Working at a computer that shuts down, in a dark corner, researching such and such for three days- while everyone else in the office is running around, talking, laughing, and drinking coffee- can really carry some negative weight. Except that on those days, I would look up and see other interns in the same position and realize I’m not alone. Then, I’d continue chugging away at whatever tedious project I didn’t understand was so important to my supervisor in the moment, and smile.

One of my favorite things about being an intern at one particular place I worked was finding community with other interns. We’d go out for happy hour at cheap bars after work, laughing at the day and dreaming about the future… It was awesome to connect with others who were striving to find a place, just like me, at a big office doing seemingly pointless or boring tasks. That community and solidarity was important.

6. A Unique Experience



Hopefully, as with anything in life, you will have fun stories and get to do creative things as an intern. Big or small, anything you can stick to for months without getting paid shows character. Especially when you know an internship is one step of learning and growing, to get to your bigger goals and dreams. Internships offered me hope and expectation for the future.

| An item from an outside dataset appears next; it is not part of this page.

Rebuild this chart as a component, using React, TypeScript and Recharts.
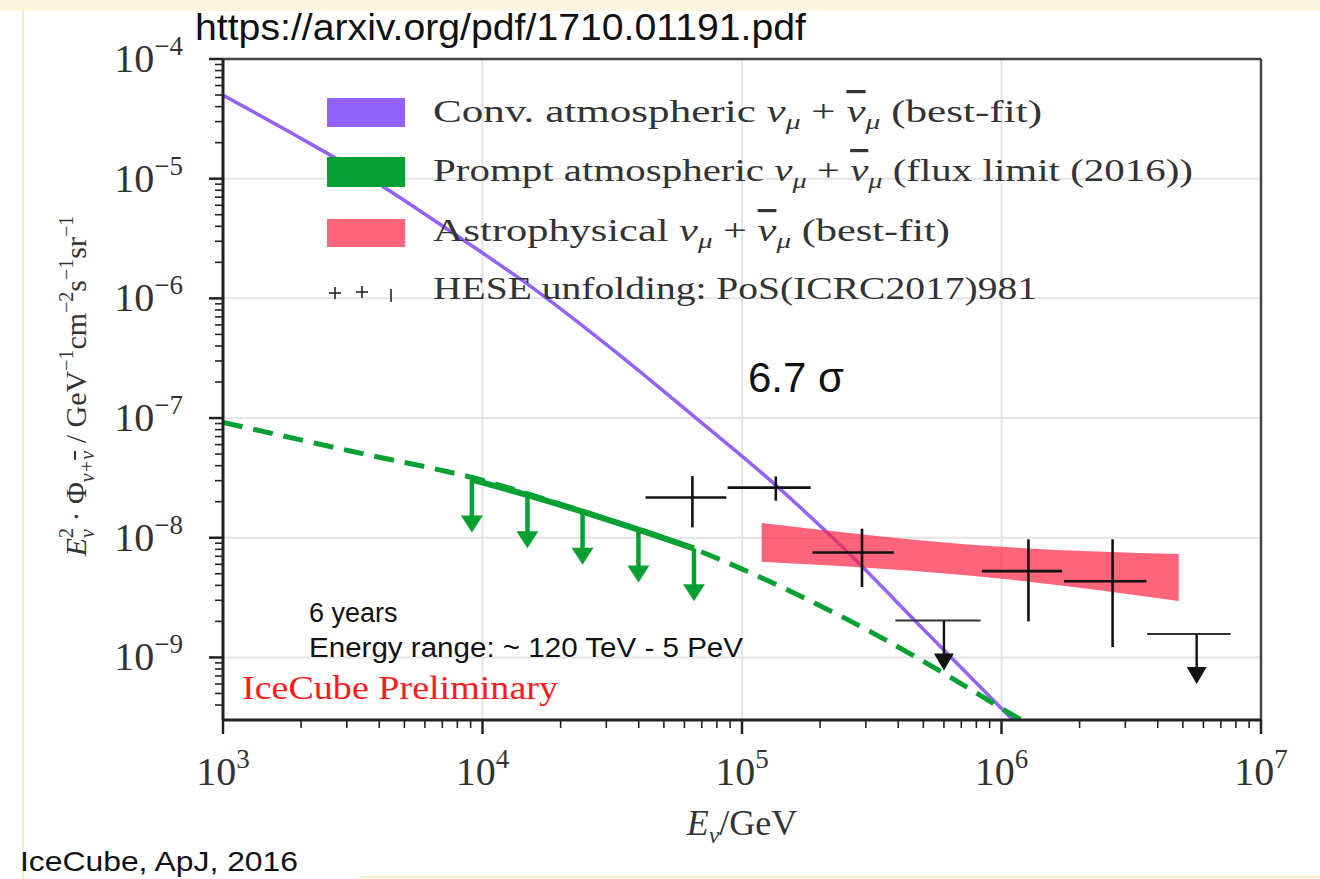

At each internship, I saw myself moving in different directions. Whether it was emailing connections in other countries in Spanish, helping design shoes, programming shows for TV stations, sitting at a computer for hours logging 100’s of video clips, running through the tunnel with the Penn State football team at a home game, coming up with ideas and emailing them to my supervisor in the middle of the night, running out of money, laughing about it all over cheap wine with other interns, and best of all my supervisor approaching me to apply for a job with them because they wanted me; I wouldn’t trade my internship ups and downs for anything.

I recommend everyone on the job hunt to intern somewhere, especially if you’re not 100% where to go next. It’s humbling, but you just never know what doors might open!